The members of the Five Eyes collectively have some of the most abundant venture capital markets, diverse commercial technology sectors, and dynamic entrepreneurs in the world. The challenge is how to best integrate these assets to advance their shared security needs.
One option would be to launch a “Five Eyes Grand Challenge” modeled after DARPA’s highly successful series, but open to engineering teams and entrepreneurs from all five countries focusing on developing solutions to a common military operational problem. Another would be to directly connect the growing number of defense innovation hubs in Five Eyes countries.
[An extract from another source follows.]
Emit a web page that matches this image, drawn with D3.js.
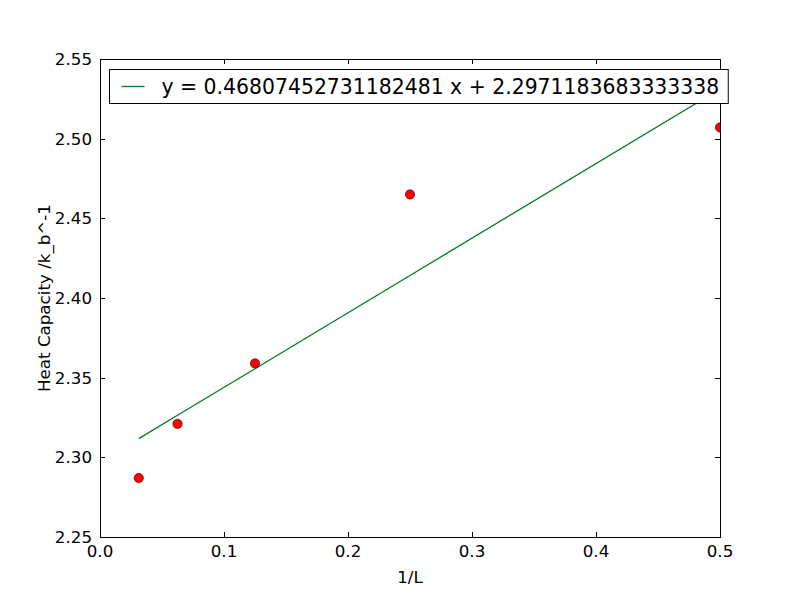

Establishing a Five Eye liaison cell within DIUx, or embedding DIUx personnel within similar organizations in Five Eye countries would start to build a network that would complement the more traditional defense science work of the TTCP.
One of the advantages of collaboration among Five Eye members to harness commercial technology for national security applications is the opportunity to share the investment burden, making limited resources go farther. Establishing a Five Eyes fund, managed by DIUx or a similar organization that would make targeted prototype contracts on innovations relevant to all members would be one way to do this. Another would be to build a “Five Eyes Foundry” with public and private sector funding, bringing entrepreneurs and engineers together to build companies around particular national security themes. If successful, the foundry could be expanded and specialized so that, for example, the United States might host a space-focused model, while Australia could choose to build one around the burgeoning field of quantum technology.
Many of these options will face significant bureaucratic hurdles, ranging from export controls to barriers to Five Eye nationals working on sensitive projects in each other’s defense industries. The expansion of the National Technology Industry Base may go some way to addressing these issues; early “Pathfinder” projects are already underway exploring how the recent legislation will open new avenues for cooperation involving the United States, Canada, Australia, and the United Kingdom. A potentially more intractable challenge is domestic politics: each country has a strong incentive to favor its own industry, even if taking this approach will create redundancies and reduce Five Eye members’ overall access to commercial innovation relevant to national security.
Cooperation among Five Eye countries has proven effective and successful in intelligence, defense science, and military standardization. With growing civil-military fusion among some of their competitors and a widening array of national security challenges, the group should look to new ways to bolster the innovation that underpins its qualitative military advantage. Five Eye members may individually succeed in harnessing commercial technology for defense; the sum of their collaboration will far outweigh these national-level efforts.